Pretty soon I had two Raspberry Pi 2 Model B's too, and a BeagleBone Black and a Banana Pro had also joined the ranks.
Things really got going when I bought my Raspberry Pi 3 Model B's, and I was able to compare between the various ARM SOCs, as well as the software-, hardware and community support for these boards. The absolute winner in the early days was Raspberry.
Instead of buying a third Raspberry Pi 3 Model B+ to make a nice collection, I soon had Raspberry Pi 4's. Several different models even: two 4GB Model B's, a 8GB Model B and as last purchase a 8GB CM4 (Compute Module 4), complete with 32GB eMMC and WiFi. The Pi 4's really brought me into the world of 64-bit ARM crunching, something that I had already begun with two Odroid-N2+ boards. Things accelerated when I asked Bearnol of WEP-M+2 for a 64-bit application. All of a sudden the 64-bit boards brought twice the credits, so I soon updated the OS of my Pi 3's and started looking for more 64-bit SBCs. This must have been at the time every other Tom, Dick and Harry did the same, because all of a sudden Pi 4's are more scarce than hen's teeth.

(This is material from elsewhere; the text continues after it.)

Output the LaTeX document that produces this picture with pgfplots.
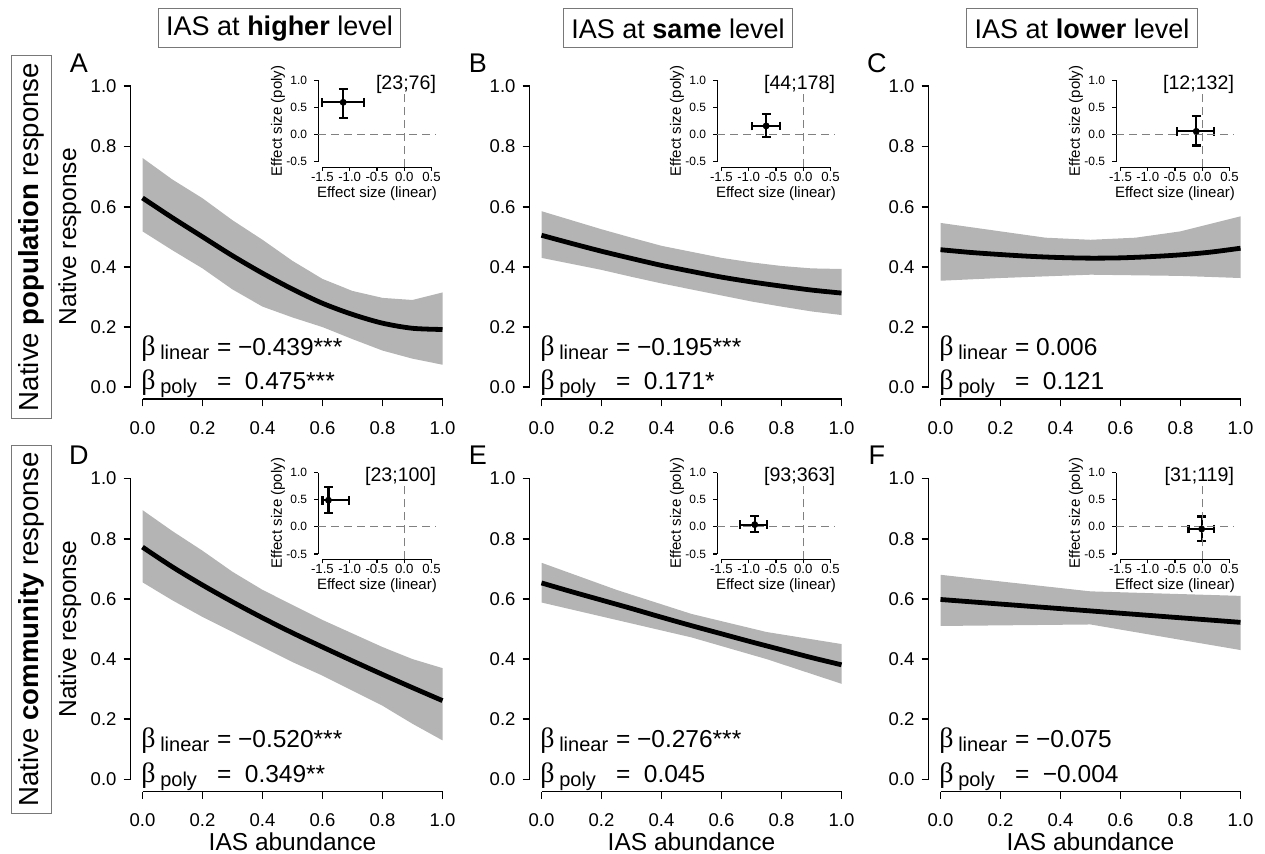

One of the stop-gap boards to consider is Radxa's Rock Pi 4, a 6-core RK3399 cruncher that is Radxa's best till they bring out the Rock 5 with its octa-core RK3588. Their later Rock 3 is more on a par with the Odroid-C4, -M1 and Banana Pi M5 - all somewhat better than the Raspberry Pi 3+, but less than the Raspberry Pi 4. The Rock Pi 4 -in its best edition- is more on the level of the Odroid-N2+, also being a hexa-core (but with the wrong combination of cores in the case of the Rock Pi 4: two performance and four efficiency). But there are more versions, and some of them may be better to avoid, as in lesser performance. I did the nasty parts in red, and the good ones in blue

BTW: I have a 4GB Rock Pi 4B+, with 32 GB eMMC...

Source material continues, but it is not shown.